Chicago, in all its outsized hubris and self-consciousness, likes to believe it knows everything there is to know about the only perfect food ever created — the pizza. It knows deep dish and thin, cracker and caramelized-cheese crust, wedge cut and tavern cut, St. Louis Style, New York Style, New Haven Style and Detroit Style, Neapolitan and Roman and Sicilian, stuffed crust and whatever those pizza pot pies think they’re doing.

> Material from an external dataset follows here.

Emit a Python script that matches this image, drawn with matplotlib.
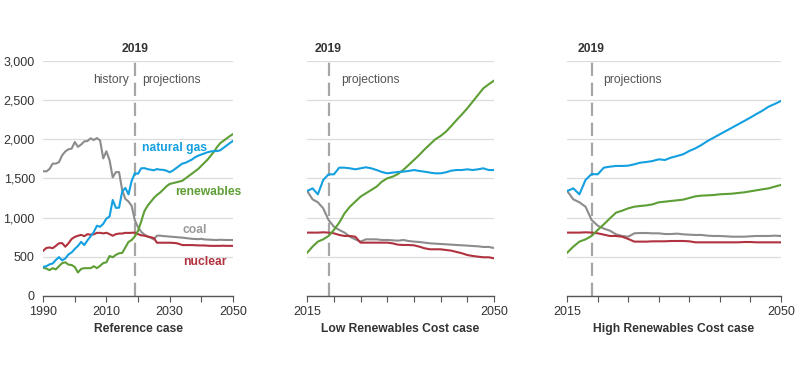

But does Chicago know the pizza farm?
Whenever I have mentioned to friends that I am headed to, or returning from, a Wisconsin pizza farm — Wisconsin being the epicenter of the pizza farm universe — I am met with blank stares and the same dumb joke: What, is that where they grow pizza?
As a matter of fact, yes.
Get this, but most of the ingredients that make up your favorite pizzas likely originated on a farm. I mean, who would have thought? Like most great ideas, the concept is so obvious you wonder why it didn’t take off sooner. Wisconsin pizza farms just cut out the middlemen. At Grassways Organics in East Troy, most of the meats and some of the cheeses on its pizzas come from animals on its farm. (You can meet the grandchildren of your sausage topping.) Some pizza farms only grow the vegetables, herbs or wheat. Mapleton Barn pizza farm in Oconomowoc, northwest of Milwaukee — owned by a Chicago-area couple who bought the century-old family farm for its event space — doesn’t grow or raise anything, but rather partners each week with the excellent Milwaukee pizza joint Flour Girl & Flame, which gathers its ingredients from Wisconsin farmers then tows in a mobile oven.
Like other pizza farm experiences, Mapleton can feel at times as if it were more about its idyllic Insta-friendly vibes than a genuine farm-to-picnic-table meal. And yet, the pies are chewy, sweet and distinctive — Flour Girl finishes each with a drizzle of honey on the crust — and for the hours you’re there, it is possible to think all is copacetic in the world.